Em suma, sem consciência da complexidade do mundo presente, o pragmatismo exacerbado, o empirismo cego, a ausência de empatia e de espírito crítico levam água ao moinho do autoritarismo, do nacionalismo e da tirania; enfim, ao moinho, já em funcionamento, da morte da democracia. As humanidades e as artes, dizemos nós, não devem ser mendigas de orçamentos burocraticamente técnicos, mas altivas em sua presença que, por assim dizer, humaniza o próprio ser humano. Atrofiadas, atrofiarão a polifonia da arena democrática.
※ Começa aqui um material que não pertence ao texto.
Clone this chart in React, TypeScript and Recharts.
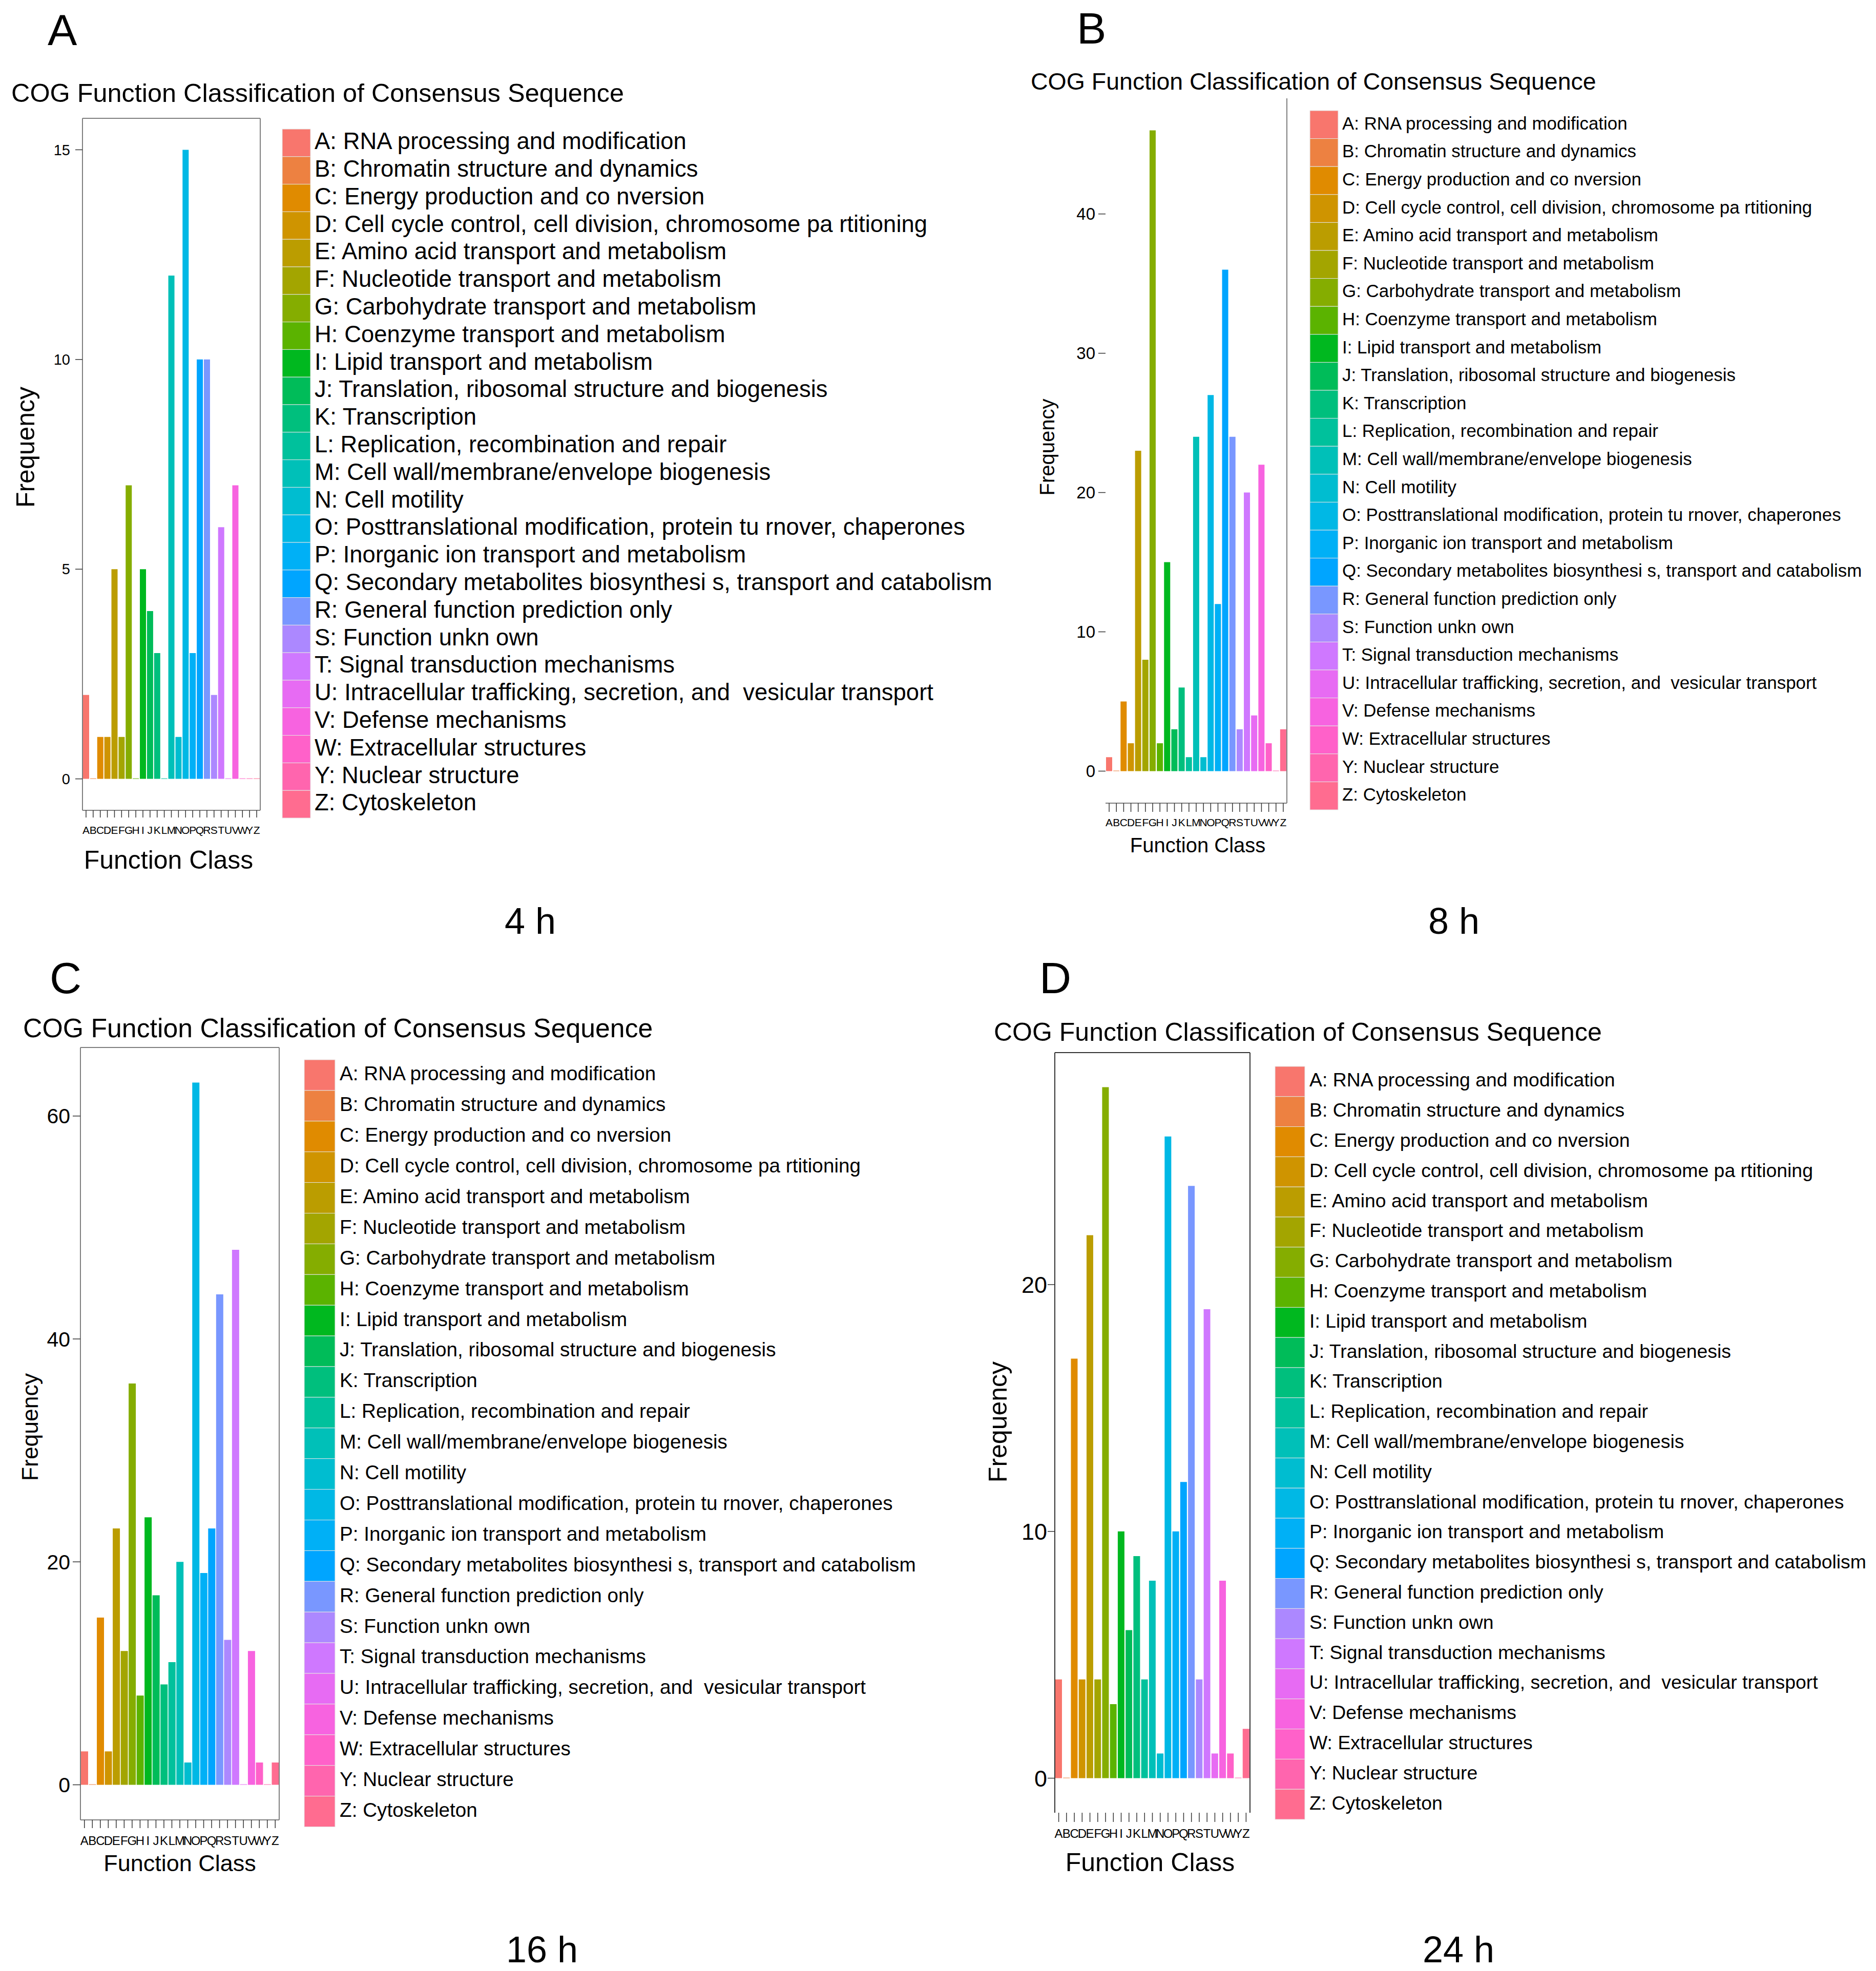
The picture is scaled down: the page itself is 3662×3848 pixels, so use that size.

No Brasil, infelizmente, há décadas se escreve a crônica vulgar de sucessivos cortes orçamentários nas escolas e universidades, além do frio corte que é a sumária eliminação da disciplina, a exemplo da sociologia, da filosofia, da literatura, do latim, da música. Numa sociedade autoritária como a nossa há que se ampliar a diversidade e a imaginação. Se os Estados nacionais temem e subestimam as humanidades e a cultura, não haverá sequer a indulgência velada do pai da personagem proustiana, mas apenas a asfixia dos valores democráticos. É o que já se vê, de acordo com Nussbaum, em muitas partes do mundo.
Como geógrafo sinto-me contemplado.
Extamente isso. Se voltarmos ao berço da democracia, veremos que foi lá tb que se desenvolveram ao máximo potencial as Humanidades. Triste assistirmos ao fim da valorização da ciência que liberta… Ótima reflexão, Paulo. Parabéns!
Prezado Paulo
Como coordenador de um grupo na área de geotecnologias, faço uma reunião mensal com a equipe (eu, dois técnicos geógrafos, e três estagiários de Geografia e Educação Ambiental).
A segunda parte da reunião é uma formação de desenvolvimento profissional e pessoal. O tema foi seu texto. Todos se sentiram contemplados e fizemos boa reflexão.
Me coube mostrar para eles a responsabilidade de inserir a humanidade da Geografia em uma área tecnológica como a nossa.
A Formação foi muito proveitosa. Todos elogiaram o texto. Parabéns.